« Manifesto », un film manifeste

« Manifesto », un film manifeste
À voir

Avant de devenir un film, Manifesto est une installation de l’artiste allemand Julian Rosefeldt. Présentée la première fois en 2016 au Museum für Gegenwart de Berlin, elle se présente sous forme de treize écrans diffusant en boucle des films de 10 minutes. Treize vidéos comme autant de saynètes, dans lesquelles Cate Blanchett incarne tous les rôles.

Tour à tour sans-abri, chorégraphe ou mère de famille, l’actrice ne s’exprime que par des extraits de manifestes issus des mouvements artistiques du XXème siècle. Entourée de figurants muets au sein d’un décor léché, elle porte simultanément les voix du situationnisme, du mouvement Fluxus ou du Pop Art. Transposés dans la vie quotidienne de ces personnages caricaturaux (la mère de famille est une femme au foyer, la chorégraphe est excentrique, le sans-abri alcoolique) ces textes déclamés sur un ton théâtral perdent leurs sens, se transforment en paroles absurdes.
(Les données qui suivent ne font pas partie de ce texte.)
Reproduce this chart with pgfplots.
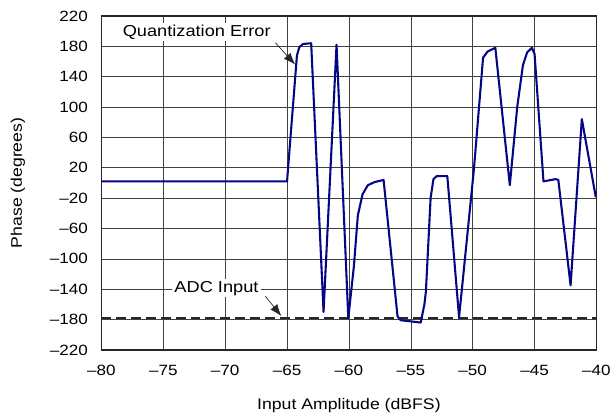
\documentclass[border=0pt]{standalone}
\usepackage{pgfplots}
\pgfplotsset{compat=1.18}
\usetikzlibrary{arrows.meta}
\usepackage{fontspec}
\setmainfont{Liberation Sans}[FakeStretch=1.15]
\definecolor{navy}{RGB}{5,5,135}
\begin{document}
\begin{tikzpicture}
\path (-102bp,-68bp) rectangle (512bp,352bp);
\begin{axis}[
  at={(0,0)}, anchor=south west,
  scale only axis,
  width=498bp, height=336bp,
  xmin=-80, xmax=-40, ymin=-220, ymax=220,
  xtick={-80,-75,...,-40},
  xticklabels={–80,–75,–70,–65,–60,–55,–50,–45,–40},
  ytick={-220,-180,...,220},
  yticklabels={–220,–180,–140,–100,–60,–20,20,60,100,140,180,220},
  grid=major,
  major grid style={black!75, line width=0.6pt},
  axis line style={black!85, line width=1.5pt},
  tick style={draw=none},
  ticklabel style={font=\fontsize{15}{17}\selectfont},
  yticklabel style={xshift=-10bp},
  xticklabel style={yshift=-12bp},
  xlabel={Input Amplitude (dBFS)},
  ylabel={Phase (degrees)},
  xlabel style={font=\fontsize{15.5}{18}\selectfont, at={(axis description cs:0.5,0)}, anchor=center, yshift=-56bp},
  ylabel style={font=\fontsize{15.5}{18}\selectfont, at={(axis description cs:0,0.5)}, anchor=center, yshift=84bp},
  clip=false,
]
\addplot[black!85, line width=2pt, dash pattern=on 10pt off 5pt, forget plot] coordinates {(-80,-178) (-40,-178)};
\addplot[navy, line width=2.1pt, line join=round] coordinates {
(-80,2) (-65.0,2) (-64.2,168) (-64.0,179) (-63.7,183) (-63.05,184)
(-62.05,-170) (-61.0,182) (-60.05,-178) (-59.6,-110) (-59.28,-43)
(-58.9,-15) (-58.47,-3) (-57.94,1) (-57.2,4) (-56.07,-176) (-55.8,-181)
(-55.2,-182) (-54.2,-184) (-53.9,-160) (-53.78,-143) (-53.4,-20) (-53.17,5) (-52.9,9) (-52.05,9)
(-51.1,-177) (-49.9,18) (-49.16,165) (-48.8,173) (-48.17,178) (-47.0,-3)
(-46.4,100) (-45.94,155) (-45.6,172) (-45.22,178) (-45.0,170) (-44.28,2)
(-43.3,5) (-43.08,4) (-42.09,-135) (-41.18,84) (-40.05,-19)
};
\node[fill=white, inner sep=2pt, font=\fontsize{16}{18}\selectfont] at (axis cs:-72.3,199) {Quantization Error};
\draw[-{Latex[length=12pt,width=9pt]}, black!85, line width=0.7pt] (axis cs:-65.94,184.6) -- (axis cs:-64.34,155.8);
\node[fill=white, inner sep=2pt, font=\fontsize{16}{18}\selectfont] at (axis cs:-70.7,-138.8) {ADC Input};
\draw[-{Latex[length=12pt,width=9pt]}, black!85, line width=0.7pt] (axis cs:-66.75,-149.3) -- (axis cs:-65.46,-175.5);
\end{axis}
\end{tikzpicture}
\end{document}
Ces vidéos autonomes se superposent en un instant, celui ou les différents personnages interprétés par l’actrice se mettent à chanter leur texte, créant une chorale surréaliste.

Cate Blanchett.

 

L’assemblage des vidéos en un unique film fait disparaitre ce procédé intéressant du dispositif initial. En revanche, la disparition des légendes et des documents qui accompagnent souvent la présentation de l’installation justifie à lui seul l’existence de cette seconde version de l’œuvre tant il en modifie la portée. Sans texte mis à sa disposition, le spectateur n’est plus dans une démarche d’apprentissage, il n’est plus tenu d’associer à ces monologues le Manifeste blanc de Lucio Fontana, le No Manifesto d’Yvonne Rainer ou le Je suis pour un Art de Claes Oldenburg. Sorties de l’institution muséale, déconnectées de leurs contextes, ces théories reprennent vie.

À cela s’ajoute le rythme qu’impose le format film. Les vidéos ne sont pas présentées les unes à la suite des autres mais s’entrecroisent à différents moments donnant une dimension répétitive aux actions quotidiennes et accentuant par contraste l’impériosité des manifestes. Alors que se répètent les scènes de journaux télévisés, de repas ou de leçons de classe, les manifestes gagnent en intensité, affichent leur fureur. Au présent codifié s’oppose la pensée en mouvement. Cette nouvelle proposition, loin d’appuyer sur l’absurdité des manifestes, met en avant la fougue nécessaire de ces textes dont l’ambition était de créer un nouvel art et du même coup d’éradiquer celui en vigueur. Elle pointe la distance qui sépare notre société de celle des artistes d’hier, oppose notre résignation à l’ambition qui était la leur.

Plus que sur le contenu, c’est sur la dimension engagée de ces textes que cette version cinématographique insiste. C’est cet engagement essentiel que le film communique au public, non pas à la manière d’un manifeste, mais subtilement, en l’incarnant dans différents personnages types de notre société actuelle. Ce passage sur grand écran offre à Manifesto une nouvelle audience,  renouvellement du même coup sa charge critique.